The letter discloses that the government plans to provide about £300,000 to help council planning departments cope with the deluge of wind-farm applications.

Scottish Conservative energy spokeswoman Mary Scanlon said: “This is sending out an open invitation to wind-farm companies across the world to submit their applications in Scotland, and that is something that will worry many local communities. All over the country, groups have been established to fight these developments, showing the acute concern felt by so many people.”

She went on: “Council planning departments are already under severe pressure to deal with these applications, and even the councils who do have preferred areas of development are receiving speculative applications en masse for places they have stated are not suitable.

“Releasing £300,000 may help some departments, but it won’t be enough, given the sheer volume of applications.

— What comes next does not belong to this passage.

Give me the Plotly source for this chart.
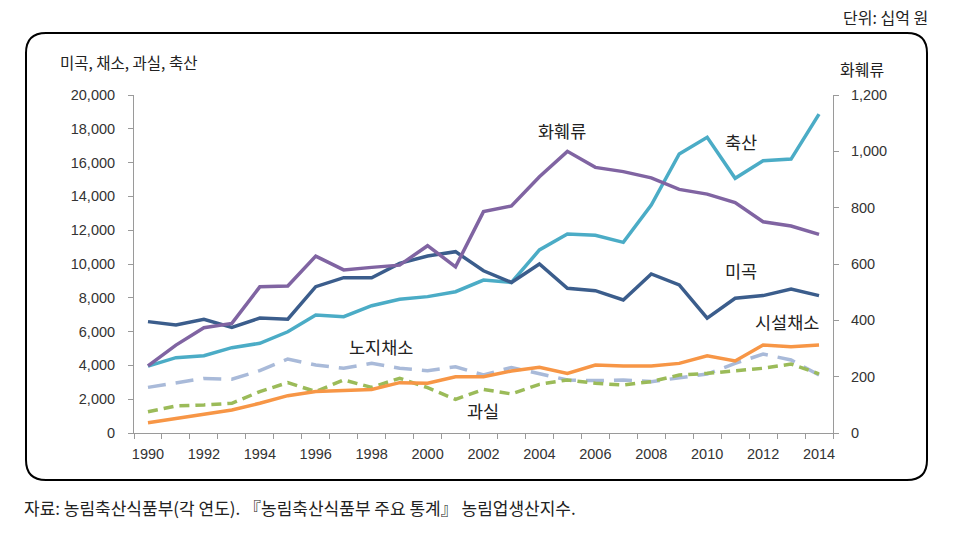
import plotly.graph_objects as go

years = list(range(1990, 2015))
rice = [6590, 6390, 6730, 6250, 6800, 6730, 8660, 9190, 9190, 10040, 10470, 10730, 9600, 8910,
        10000, 8560, 8420, 7870, 9410, 8760, 6790, 7970, 8130, 8520, 8130]
livestock = [3960, 4460, 4570, 5050, 5310, 5990, 6980, 6880, 7530, 7910, 8070, 8360, 9050, 8910,
             10830, 11780, 11700, 11280, 13490, 16510, 17500, 15070, 16110, 16210, 18870]
flowers = [238, 312, 374, 389, 519, 522, 628, 579, 588, 596, 665, 590, 786, 806,
           910, 1000, 943, 928, 906, 865, 848, 818, 750, 735, 705]
open_veg = [2700, 2940, 3230, 3180, 3690, 4380, 4020, 3830, 4120, 3830, 3690, 3920, 3430, 3880,
            3530, 3140, 3100, 3140, 3040, 3240, 3490, 4120, 4670, 4320, 3430]
green_veg = [610, 870, 1100, 1360, 1760, 2210, 2450, 2540, 2580, 2980, 2940, 3330, 3330, 3670,
             3890, 3530, 4020, 3960, 3960, 4120, 4570, 4260, 5210, 5110, 5210]
fruit = [1260, 1600, 1660, 1760, 2450, 2980, 2450, 3140, 2700, 3240, 2680, 1990, 2580, 2310,
         2880, 3140, 2940, 2840, 3040, 3430, 3530, 3690, 3830, 4080, 3500]

left_ticks = list(range(0, 20001, 2000))
right_ticks = list(range(0, 1201, 200))
x_labels = list(range(1990, 2015, 2))

font = "Noto Sans CJK KR"
num_font = dict(family="Liberation Sans", size=14.5, color="#333333")
fig = go.Figure()

def add(y, color, dash="solid", axis="y"):
    fig.add_trace(go.Scatter(x=years, y=y, mode="lines", yaxis=axis,
                             line=dict(color=color, width=3.5, dash=dash), showlegend=False))

add(open_veg, "#A9BAD9", dash="18px,10px")
add(fruit, "#9BBB59", dash="10px,6px")
add(green_veg, "#F79646")
add(livestock, "#4BACC6")
add(rice, "#3B5D8C")
add(flowers, "#8064A2", axis="y2")

L, R, T, B = 134, 833, 95, 433
W, H = 968, 546

fig.update_layout(
    width=W, height=H,
    margin=dict(l=L, r=W - R, t=T, b=H - B),
    paper_bgcolor="white", plot_bgcolor="white",
    font=dict(family=font, size=13, color="#333333"),
    xaxis=dict(range=[1989.5, 2014.5], tickvals=x_labels, ticktext=[str(v) for v in x_labels],
               ticks="", showgrid=False, showline=True, linecolor="#9a9a9a", linewidth=1,
               zeroline=False, tickfont=num_font, ticklabelstandoff=8,
               minor=dict(tickvals=[1989.5 + i for i in range(26)], ticks="outside",
                          ticklen=5, tickcolor="#9a9a9a", showgrid=False)),
    yaxis=dict(range=[0, 20000], tickvals=left_ticks, tickformat=",", ticks="outside",
               ticklen=5, tickcolor="#9a9a9a", showgrid=False, showline=True,
               linecolor="#9a9a9a", zeroline=False, tickfont=num_font, ticklabelstandoff=10),
    yaxis2=dict(range=[0, 1200], tickvals=right_ticks, tickformat=",", overlaying="y",
                side="right", ticks="outside", ticklen=5, tickcolor="#9a9a9a", showgrid=False,
                showline=True, linecolor="#9a9a9a", zeroline=False,
                tickfont=num_font, ticklabelstandoff=9),
)

def px(x):
    return (x - L) / (R - L)

def py(y):
    return (B - y) / (B - T)

# rounded border box
x0, x1, y0, y1, r = 26, 927, 33, 480, 20
pts = [
    f"M {px(x0 + r)},{py(y0)}",
    f"L {px(x1 - r)},{py(y0)}",
    f"Q {px(x1)},{py(y0)} {px(x1)},{py(y0 + r)}",
    f"L {px(x1)},{py(y1 - r)}",
    f"Q {px(x1)},{py(y1)} {px(x1 - r)},{py(y1)}",
    f"L {px(x0 + r)},{py(y1)}",
    f"Q {px(x0)},{py(y1)} {px(x0)},{py(y1 - r)}",
    f"L {px(x0)},{py(y0 + r)}",
    f"Q {px(x0)},{py(y0)} {px(x0 + r)},{py(y0)} Z",
]
fig.add_shape(type="path", xref="paper", yref="paper", path=" ".join(pts),
              line=dict(color="black", width=2), layer="below")

def text(x, y, s, size=14, anchor="center"):
    fig.add_annotation(x=px(x), y=py(y), xref="paper", yref="paper", text=s, showarrow=False,
                       xanchor=anchor, yanchor="middle", font=dict(family=font, size=size, color="#222222"))

text(930, 17, "단위: 십억 원", size=16, anchor="right")
text(58, 62, "미곡, 채소, 과실, 축산", size=15.5, anchor="left")
text(862, 69, "화훼류", size=16)
text(562, 130, "화훼류", size=17.5)
text(741, 141, "축산", size=17.5)
text(741, 270, "미곡", size=17.5)
text(787, 321, "시설채소", size=17.5)
text(381, 346, "노지채소", size=17.5)
text(483, 410, "과실", size=17.5)
text(22, 508, "자료: 농림축산식품부(각 연도). 『농림축산식품부 주요 통계』 농림업생산지수.", size=17, anchor="left")

fig.write_html("out.html")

The SNP is fuelling this rise, and ordering councils across Scotland to get on-message with them will do nothing to help that situation.”

Her views were shared by anti-wind-farm pressure group Communities Against Turbines Scotland. Susan Crosthwaite, who chairs the group, said: “Once again, the Scottish Government is caving in to pressure from wind moguls who cannot put up enough turbines in Scotland.They want Holyrood to bully councils who stand up to them.

“Already we effectively have a Martini policy for turbines – anywhere, any time, any place. Because, whether spatial guidance exists or not, the law says each site has to be judged on its own merits.

“Now councils which have already produced spatial guidance at great cost will lose out financially to those who haven’t. What we need is legally enforceable no-go areas for turbines and a mandatory two kilometre setback from human dwellings. The Scottish Government should be protecting people and landscapes, not telling councils to feed them to the wolves.”

Two Scottish councils have already called for a six-month moratorium on wind-farm applications in response to the number of “inappropriate” bids.

Fife made its call earlier this week, following the example of Aberdeenshire, which received 800 applications in 14 months.

A Scottish Government spokeswoman said: “In a plan-led system, it’s not unreasonable to expect councils to have a plan which gives direction on the appropriate siting of wind farms.

“Planning authorities and, where appropriate, the Scottish Government, will only allow renewables developments to be built where the impacts have been found to be acceptable. Each case is assessed on its merits and unsuitable applications are rejected.”